Rosewater (UK Rating: 15)
The darling of American liberals Jon Stewart - has already announced he's leaving The Daily Show after 19 years in the chair, but well before he revealed that to the world, he had already dipped his toe in the waters of another potential career: movie director, and screenwriter. Released in selected cinemas around the UK on Friday, 8th May, Lights, Camera, Action! takes a look at the intriguing movie, Rosewater.Rosewater is something of a personal project. He featured the story of how London-based journalist Maziar Bahari went to Tehran to cover the presidential elections of 2009. Born in Iran, he speaks the language, which means it's easy for him not only to interview officials, but also supporters of the opposition candidate, Mir-Hossein Mousavi. When the result is declared in favour of the incumbent Mahmoud Ahmadinejad - and it's apparently rigged - Bahari (Gael Garcia Bernal) is arrested as a spy, incarcerated for over 100 days and tortured.
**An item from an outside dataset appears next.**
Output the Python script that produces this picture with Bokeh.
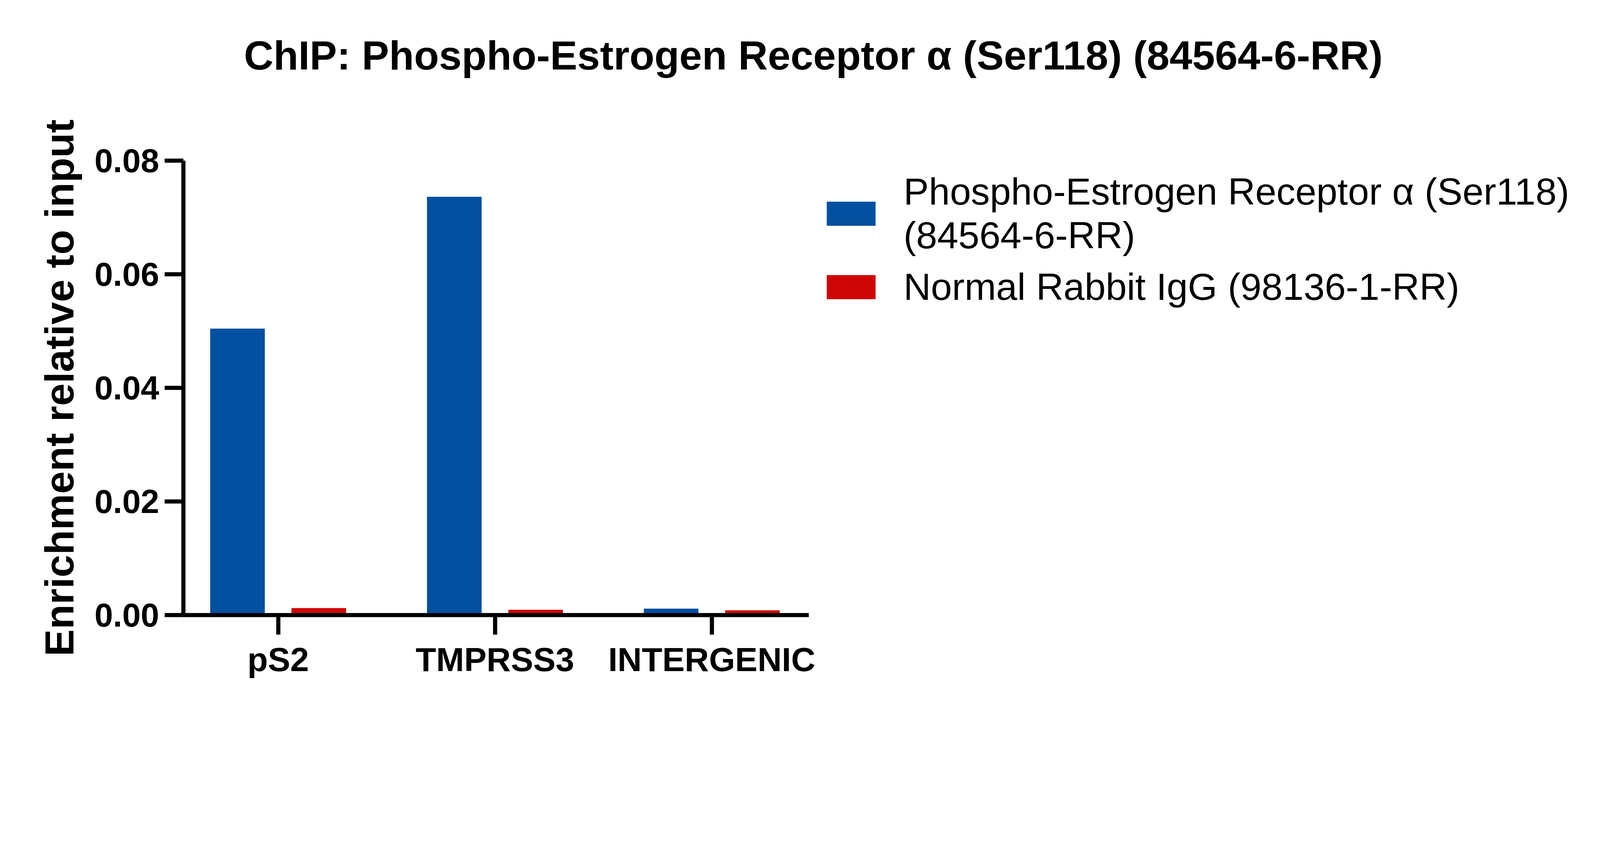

As a film made by a media personality, it inevitably takes a rather positive view of the media - rosy, even. Recent developments, such as the ability to photograph and film at will and then post it online quickly for the entire world to see, are regarded as wholly positive moves. One of the film's last shots shows a young Iranian, photographing soldiers as they destroy a heap of satellite dishes - a look ahead to the Arab Spring of 2011, and, equally inevitably, the film wears its political heart on its sleeve, most clearly demonstrated by the caption at the end about journalists and bloggers currently imprisoned for speaking out - and not just in Iran. Stewart's heart is in the right place, but he needs to develop a lighter touch.
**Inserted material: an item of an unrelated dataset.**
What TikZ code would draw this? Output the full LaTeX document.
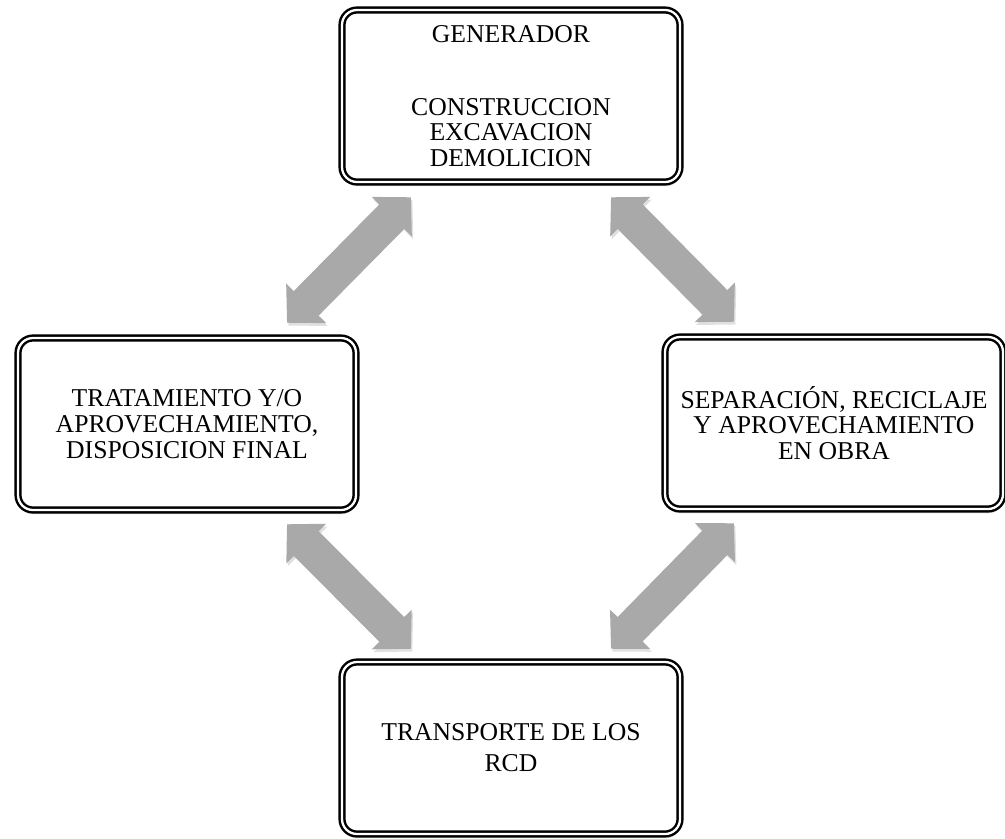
\documentclass[tikz,border=0pt]{standalone}
\usepackage{fontspec}
\setmainfont{Liberation Serif}
\usetikzlibrary{positioning,arrows.meta,shadows}
\definecolor{arrowgray}{RGB}{169,169,169}

\begin{document}
\begin{tikzpicture}[>=Triangle, thick,
    main node/.style={rounded corners=0.3cm, draw, line width=1.4pt, double=white, double distance=1.3pt,
        fill=white, minimum width=6.76cm, minimum height=3.44cm, inner sep=0pt, align=center,
        font=\fontsize{14.6}{14.6}\selectfont,
        drop shadow={opacity=0.18, shadow xshift=0.4pt, shadow yshift=-2.5pt}},
    big arrow/.style={arrowgray, line width=0.7cm,
        {Triangle[length=0pt 0.78, width=0pt 1.56]}-{Triangle[length=0pt 0.78, width=0pt 1.56]},
        preaction={draw=black!12, transform canvas={shift={(0.8pt,-1.6pt)}}}}]

    \useasboundingbox (0,0) rectangle (20.1,-16.76);

    \node[main node] (gen) at (10.22,-1.92) {GENERADOR\\[27pt]CONSTRUCCION\\EXCAVACION\\DEMOLICION};
    \node[main node] (trat) [on grid, below left=6.56cm and 6.48cm of gen] {TRATAMIENTO Y/O\\APROVECHAMIENTO,\\DISPOSICION FINAL};
    \node[main node] (sep) [on grid, below right=6.54cm and 6.46cm of gen] {SEPARACIÓN, RECICLAJE\\Y APROVECHAMIENTO\\EN OBRA};
    \node[main node] (trans) [on grid, below=13.04cm of gen] {TRANSPORTE DE LOS\\[3pt]RCD};

    \draw[big arrow] ([shift={(-2,-0.28)}]gen.south) -- ([shift={(2,0.28)}]trat.north);
    \draw[big arrow] ([shift={(2,-0.28)}]gen.south) -- ([shift={(-2,0.28)}]sep.north);
    \draw[big arrow] ([shift={(2,-0.26)}]trat.south) -- ([shift={(-2,0.24)}]trans.north);
    \draw[big arrow] ([shift={(-2,-0.26)}]sep.south) -- ([shift={(2,0.24)}]trans.north);

\end{tikzpicture}
\end{document}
Satire, although not necessarily of the political variety that made Stewart's name, finds its way into the movie, as well. It even pops up in one of the interrogation sessions where Bahari winds up his tormenter with stories of erotic massage, his supposed reason for all his travelling, and the interrogator is - surprisingly - completely taken in, giving Bahari the upper hand.
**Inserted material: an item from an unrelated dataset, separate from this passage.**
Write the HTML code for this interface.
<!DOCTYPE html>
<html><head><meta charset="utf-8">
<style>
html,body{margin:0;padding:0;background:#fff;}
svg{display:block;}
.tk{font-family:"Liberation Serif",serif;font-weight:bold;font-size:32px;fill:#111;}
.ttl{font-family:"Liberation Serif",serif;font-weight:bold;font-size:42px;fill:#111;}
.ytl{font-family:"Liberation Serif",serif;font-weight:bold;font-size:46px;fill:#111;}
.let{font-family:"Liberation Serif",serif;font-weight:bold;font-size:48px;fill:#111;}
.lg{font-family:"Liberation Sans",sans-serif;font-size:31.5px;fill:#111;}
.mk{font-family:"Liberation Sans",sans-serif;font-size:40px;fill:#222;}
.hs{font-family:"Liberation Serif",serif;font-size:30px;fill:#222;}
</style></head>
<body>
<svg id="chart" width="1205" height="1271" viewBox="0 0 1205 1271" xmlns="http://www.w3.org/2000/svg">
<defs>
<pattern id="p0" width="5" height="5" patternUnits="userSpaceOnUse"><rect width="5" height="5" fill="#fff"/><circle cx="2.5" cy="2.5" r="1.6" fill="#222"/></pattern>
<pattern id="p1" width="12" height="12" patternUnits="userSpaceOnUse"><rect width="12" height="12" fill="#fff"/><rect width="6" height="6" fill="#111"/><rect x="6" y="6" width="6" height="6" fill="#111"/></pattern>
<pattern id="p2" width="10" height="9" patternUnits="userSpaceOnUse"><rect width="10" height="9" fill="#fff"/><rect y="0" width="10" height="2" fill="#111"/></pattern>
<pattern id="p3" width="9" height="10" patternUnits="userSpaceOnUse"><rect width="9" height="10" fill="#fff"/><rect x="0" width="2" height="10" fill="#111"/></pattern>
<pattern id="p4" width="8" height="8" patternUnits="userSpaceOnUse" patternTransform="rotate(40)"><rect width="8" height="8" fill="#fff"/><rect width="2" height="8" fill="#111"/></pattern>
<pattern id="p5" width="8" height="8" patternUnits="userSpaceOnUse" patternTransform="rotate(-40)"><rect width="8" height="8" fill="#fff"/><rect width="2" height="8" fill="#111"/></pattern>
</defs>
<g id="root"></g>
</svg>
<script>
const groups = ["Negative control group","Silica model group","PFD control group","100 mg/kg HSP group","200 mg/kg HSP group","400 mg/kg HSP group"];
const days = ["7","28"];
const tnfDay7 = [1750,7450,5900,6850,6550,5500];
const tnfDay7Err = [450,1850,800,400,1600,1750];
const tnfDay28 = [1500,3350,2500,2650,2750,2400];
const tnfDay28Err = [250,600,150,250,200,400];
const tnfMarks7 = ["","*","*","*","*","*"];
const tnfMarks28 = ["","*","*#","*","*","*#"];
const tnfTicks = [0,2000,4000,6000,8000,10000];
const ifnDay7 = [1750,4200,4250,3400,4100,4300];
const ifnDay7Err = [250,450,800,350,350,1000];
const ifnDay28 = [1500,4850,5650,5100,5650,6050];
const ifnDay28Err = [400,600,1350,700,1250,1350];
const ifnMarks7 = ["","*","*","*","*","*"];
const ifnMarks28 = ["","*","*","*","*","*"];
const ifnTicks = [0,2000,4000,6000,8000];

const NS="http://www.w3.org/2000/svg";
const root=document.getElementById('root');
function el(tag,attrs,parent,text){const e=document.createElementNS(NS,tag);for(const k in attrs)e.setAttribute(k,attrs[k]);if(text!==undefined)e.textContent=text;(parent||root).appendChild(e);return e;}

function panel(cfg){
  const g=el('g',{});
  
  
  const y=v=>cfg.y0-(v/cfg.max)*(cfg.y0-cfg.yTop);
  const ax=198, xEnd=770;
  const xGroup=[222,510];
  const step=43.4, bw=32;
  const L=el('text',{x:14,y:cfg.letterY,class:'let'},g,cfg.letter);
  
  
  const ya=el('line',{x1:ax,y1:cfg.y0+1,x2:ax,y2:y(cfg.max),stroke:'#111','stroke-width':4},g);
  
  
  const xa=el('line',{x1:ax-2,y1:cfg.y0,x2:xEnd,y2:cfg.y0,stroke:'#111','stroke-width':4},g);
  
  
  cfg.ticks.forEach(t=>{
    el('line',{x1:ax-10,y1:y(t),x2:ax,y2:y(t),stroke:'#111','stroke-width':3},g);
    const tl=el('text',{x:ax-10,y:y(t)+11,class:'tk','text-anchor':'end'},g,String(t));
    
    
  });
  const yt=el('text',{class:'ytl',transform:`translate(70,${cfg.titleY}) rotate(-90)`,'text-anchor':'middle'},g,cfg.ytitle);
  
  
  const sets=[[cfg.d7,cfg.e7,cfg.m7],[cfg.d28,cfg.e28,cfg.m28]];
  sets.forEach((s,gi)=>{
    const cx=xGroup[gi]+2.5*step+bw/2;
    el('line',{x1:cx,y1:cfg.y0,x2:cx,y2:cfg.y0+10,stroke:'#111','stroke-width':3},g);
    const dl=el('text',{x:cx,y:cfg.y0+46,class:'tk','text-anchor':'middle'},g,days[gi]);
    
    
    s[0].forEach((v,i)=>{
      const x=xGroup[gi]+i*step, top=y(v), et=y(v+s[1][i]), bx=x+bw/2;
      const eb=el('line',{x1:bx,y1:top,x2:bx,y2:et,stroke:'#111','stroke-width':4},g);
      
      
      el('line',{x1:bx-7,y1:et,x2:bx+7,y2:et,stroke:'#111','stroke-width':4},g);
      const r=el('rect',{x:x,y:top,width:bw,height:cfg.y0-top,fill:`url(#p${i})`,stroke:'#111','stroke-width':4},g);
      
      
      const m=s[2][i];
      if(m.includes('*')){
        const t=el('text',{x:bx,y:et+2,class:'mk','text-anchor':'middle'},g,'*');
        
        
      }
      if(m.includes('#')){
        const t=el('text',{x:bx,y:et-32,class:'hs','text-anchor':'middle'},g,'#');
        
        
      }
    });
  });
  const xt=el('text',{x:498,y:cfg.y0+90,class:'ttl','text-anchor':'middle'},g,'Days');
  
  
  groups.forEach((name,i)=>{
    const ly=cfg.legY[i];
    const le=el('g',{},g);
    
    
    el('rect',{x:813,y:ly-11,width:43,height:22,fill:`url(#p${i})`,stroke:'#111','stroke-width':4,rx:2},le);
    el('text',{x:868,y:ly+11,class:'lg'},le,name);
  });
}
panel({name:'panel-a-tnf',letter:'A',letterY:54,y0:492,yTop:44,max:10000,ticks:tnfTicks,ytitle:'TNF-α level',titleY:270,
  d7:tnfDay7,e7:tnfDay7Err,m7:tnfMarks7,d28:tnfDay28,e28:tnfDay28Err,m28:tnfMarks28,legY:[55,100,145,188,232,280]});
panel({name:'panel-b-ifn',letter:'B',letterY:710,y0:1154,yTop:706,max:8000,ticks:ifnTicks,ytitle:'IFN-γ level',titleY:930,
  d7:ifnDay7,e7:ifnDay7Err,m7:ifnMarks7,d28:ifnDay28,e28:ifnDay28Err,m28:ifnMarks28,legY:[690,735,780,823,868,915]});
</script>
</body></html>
As first films go - Stewart has been a producer on about 40 movies already - Rosewater isn't at all bad and boasts some imaginative camerawork. Contemporary news footage from all around the world is blended seamlessly into the dramatic sequences and some of the real-life journalists play an active part in the story, and when Bahari walks down some recognisable London streets, his thoughts are projected onto the adjacent buildings - his sister's face appears on the windows of Starbucks - making them more realistic and vital.